>> begin Records supplied
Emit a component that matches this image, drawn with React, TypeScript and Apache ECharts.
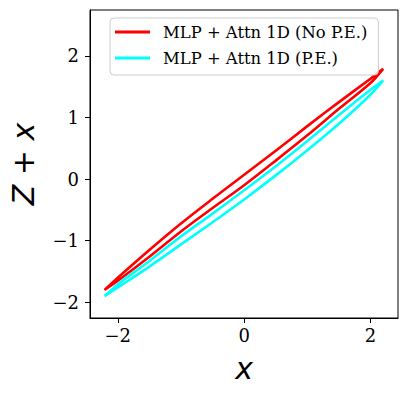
import React, { useEffect, useRef } from "react";
import * as echarts from "echarts";

const xs = [-2.21, -2.0, -1.5, -1.0, -0.5, 0, 0.5, 1.0, 1.5, 2.0, 2.2];
const redUpper = [-1.80, -1.60, -1.15, -0.72, -0.32, 0.07, 0.46, 0.86, 1.25, 1.63, 1.79];
const redLower = [-1.80, -1.65, -1.26, -0.85, -0.47, -0.10, 0.30, 0.71, 1.14, 1.56, 1.79];
const cyanUpper = [-1.90, -1.71, -1.33, -0.93, -0.56, -0.18, 0.21, 0.62, 1.04, 1.45, 1.60];
const cyanLower = [-1.90, -1.76, -1.42, -1.06, -0.70, -0.33, 0.06, 0.47, 0.90, 1.37, 1.60];
const seriesNames = ["MLP + Attn 1D (No P.E.)", "MLP + Attn 1D (P.E.)"];
const xTicks = [-2, 0, 2];
const yTicks = [-2, -1, 0, 1, 2];

function loop(upper: number[], lower: number[]) {
  const pts: number[][] = xs.map((x, i) => [x, upper[i]]);
  for (let i = xs.length - 1; i >= 0; i--) pts.push([xs[i], lower[i]]);
  return pts;
}

const fmt = (v: number) => (v < 0 ? "\u2212" + Math.abs(v) : String(v));

export default function App() {
  const ref = useRef<HTMLDivElement>(null);
  useEffect(() => {
    document.body.style.margin = "0";
    const chart = echarts.init(ref.current!, null, { renderer: "svg" });
    const tickFont = { fontFamily: "DejaVu Serif", fontSize: 18, color: "#000" };
    chart.setOption({
      animation: false,
      backgroundColor: "#fff",
      grid: {
        left: 88,
        top: 10,
        width: 310,
        height: 308,
        show: true,
        borderColor: "#000",
        borderWidth: 1,
        backgroundColor: "transparent",
      },
      legend: {
        orient: "vertical",
        left: 110,
        top: 18,
        padding: [6, 11, 9, 5],
        itemGap: 10,
        itemWidth: 35,
        itemHeight: 3,
        icon: "rect",
        borderColor: "#cccccc",
        borderWidth: 1,
        borderRadius: 4,
        backgroundColor: "rgba(255,255,255,0.8)",
        textStyle: { fontFamily: "DejaVu Serif", fontSize: 16.4, color: "#000", padding: [0, 0, 0, 8] },
        data: seriesNames,
      },
      xAxis: {
        type: "value",
        min: -2.44,
        max: 2.435,
        name: "x",
        nameLocation: "middle",
        nameGap: 35,
        nameTextStyle: { fontFamily: "DejaVu Sans", fontStyle: "italic", fontSize: 30, color: "#000" },
        axisLine: { show: true, onZero: false, lineStyle: { color: "#000", width: 1 } },
        axisTick: { show: true, length: 5, customValues: xTicks, lineStyle: { color: "#000" } },
        axisLabel: { ...tickFont, margin: 8, customValues: xTicks, formatter: fmt },
        splitLine: { show: false },
      },
      yAxis: {
        type: "value",
        min: -2.255,
        max: 2.745,
        name: "Z + x",
        nameLocation: "middle",
        nameRotate: 90,
        nameGap: 52,
        nameTextStyle: { fontFamily: "DejaVu Sans", fontStyle: "italic", fontSize: 30, color: "#000" },
        axisLine: { show: true, onZero: false, lineStyle: { color: "#000", width: 1 } },
        axisTick: { show: true, length: 5, customValues: yTicks, lineStyle: { color: "#000" } },
        axisLabel: { ...tickFont, margin: 11, customValues: yTicks, formatter: fmt },
        splitLine: { show: false },
      },
      series: [
        {
          name: seriesNames[0],
          type: "line",
          data: loop(redUpper, redLower),
          symbol: "none",
          smooth: 0.3,
          color: "#ff0000",
          lineStyle: { color: "#ff0000", width: 2.6 },
        },
        {
          name: seriesNames[1],
          type: "line",
          data: loop(cyanUpper, cyanLower),
          symbol: "none",
          smooth: 0.3,
          color: "#00ffff",
          lineStyle: { color: "#00ffff", width: 2.6 },
        },
      ],
    });
    return () => chart.dispose();
  }, []);
  return <div ref={ref} style={{ width: 408, height: 394 }} />;
}
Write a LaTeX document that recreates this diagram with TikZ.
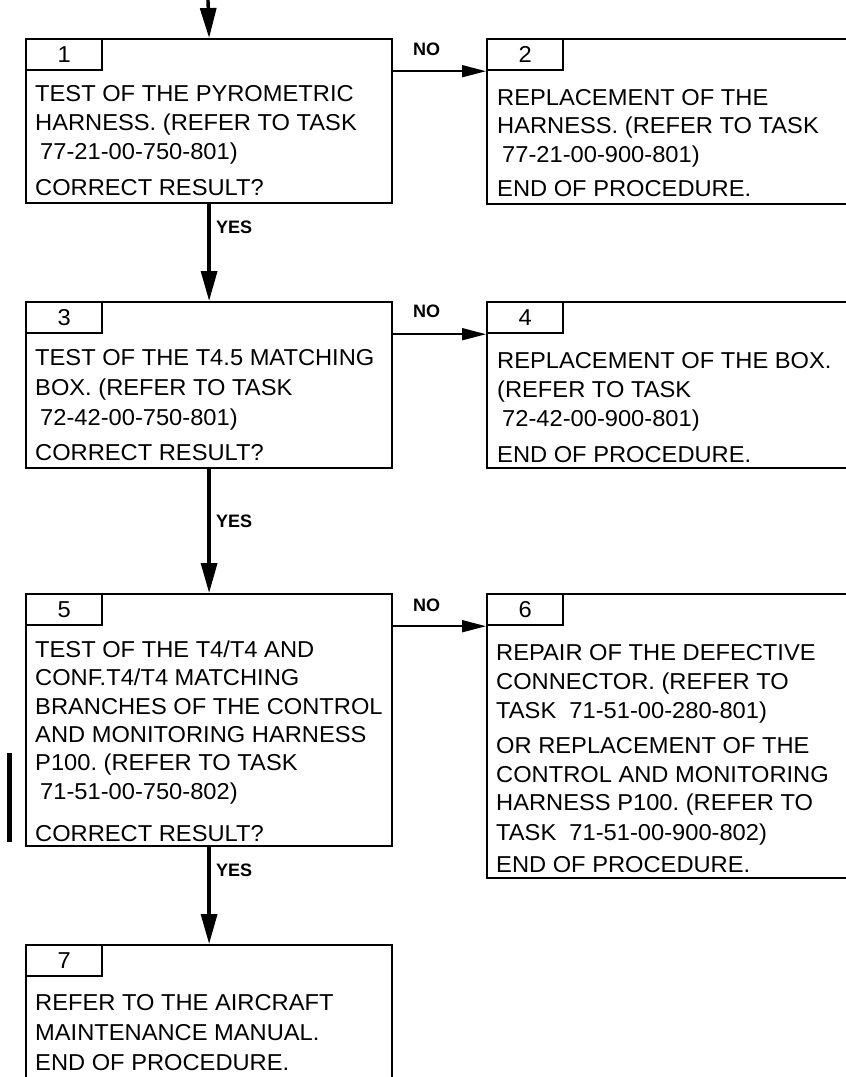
>> end Records supplied
◆ Exercise instructions: Every line above should be returned exactly; the pictures stay out.

◆ Answer to this problem:
Emit a component that matches this image, drawn with React, TypeScript and Apache ECharts.
import React, { useEffect, useRef } from "react";
import * as echarts from "echarts";

const xs = [-2.21, -2.0, -1.5, -1.0, -0.5, 0, 0.5, 1.0, 1.5, 2.0, 2.2];
const redUpper = [-1.80, -1.60, -1.15, -0.72, -0.32, 0.07, 0.46, 0.86, 1.25, 1.63, 1.79];
const redLower = [-1.80, -1.65, -1.26, -0.85, -0.47, -0.10, 0.30, 0.71, 1.14, 1.56, 1.79];
const cyanUpper = [-1.90, -1.71, -1.33, -0.93, -0.56, -0.18, 0.21, 0.62, 1.04, 1.45, 1.60];
const cyanLower = [-1.90, -1.76, -1.42, -1.06, -0.70, -0.33, 0.06, 0.47, 0.90, 1.37, 1.60];
const seriesNames = ["MLP + Attn 1D (No P.E.)", "MLP + Attn 1D (P.E.)"];
const xTicks = [-2, 0, 2];
const yTicks = [-2, -1, 0, 1, 2];

function loop(upper: number[], lower: number[]) {
  const pts: number[][] = xs.map((x, i) => [x, upper[i]]);
  for (let i = xs.length - 1; i >= 0; i--) pts.push([xs[i], lower[i]]);
  return pts;
}

const fmt = (v: number) => (v < 0 ? "\u2212" + Math.abs(v) : String(v));

export default function App() {
  const ref = useRef<HTMLDivElement>(null);
  useEffect(() => {
    document.body.style.margin = "0";
    const chart = echarts.init(ref.current!, null, { renderer: "svg" });
    const tickFont = { fontFamily: "DejaVu Serif", fontSize: 18, color: "#000" };
    chart.setOption({
      animation: false,
      backgroundColor: "#fff",
      grid: {
        left: 88,
        top: 10,
        width: 310,
        height: 308,
        show: true,
        borderColor: "#000",
        borderWidth: 1,
        backgroundColor: "transparent",
      },
      legend: {
        orient: "vertical",
        left: 110,
        top: 18,
        padding: [6, 11, 9, 5],
        itemGap: 10,
        itemWidth: 35,
        itemHeight: 3,
        icon: "rect",
        borderColor: "#cccccc",
        borderWidth: 1,
        borderRadius: 4,
        backgroundColor: "rgba(255,255,255,0.8)",
        textStyle: { fontFamily: "DejaVu Serif", fontSize: 16.4, color: "#000", padding: [0, 0, 0, 8] },
        data: seriesNames,
      },
      xAxis: {
        type: "value",
        min: -2.44,
        max: 2.435,
        name: "x",
        nameLocation: "middle",
        nameGap: 35,
        nameTextStyle: { fontFamily: "DejaVu Sans", fontStyle: "italic", fontSize: 30, color: "#000" },
        axisLine: { show: true, onZero: false, lineStyle: { color: "#000", width: 1 } },
        axisTick: { show: true, length: 5, customValues: xTicks, lineStyle: { color: "#000" } },
        axisLabel: { ...tickFont, margin: 8, customValues: xTicks, formatter: fmt },
        splitLine: { show: false },
      },
      yAxis: {
        type: "value",
        min: -2.255,
        max: 2.745,
        name: "Z + x",
        nameLocation: "middle",
        nameRotate: 90,
        nameGap: 52,
        nameTextStyle: { fontFamily: "DejaVu Sans", fontStyle: "italic", fontSize: 30, color: "#000" },
        axisLine: { show: true, onZero: false, lineStyle: { color: "#000", width: 1 } },
        axisTick: { show: true, length: 5, customValues: yTicks, lineStyle: { color: "#000" } },
        axisLabel: { ...tickFont, margin: 11, customValues: yTicks, formatter: fmt },
        splitLine: { show: false },
      },
      series: [
        {
          name: seriesNames[0],
          type: "line",
          data: loop(redUpper, redLower),
          symbol: "none",
          smooth: 0.3,
          color: "#ff0000",
          lineStyle: { color: "#ff0000", width: 2.6 },
        },
        {
          name: seriesNames[1],
          type: "line",
          data: loop(cyanUpper, cyanLower),
          symbol: "none",
          smooth: 0.3,
          color: "#00ffff",
          lineStyle: { color: "#00ffff", width: 2.6 },
        },
      ],
    });
    return () => chart.dispose();
  }, []);
  return <div ref={ref} style={{ width: 408, height: 394 }} />;
}
Write a LaTeX document that recreates this diagram with TikZ.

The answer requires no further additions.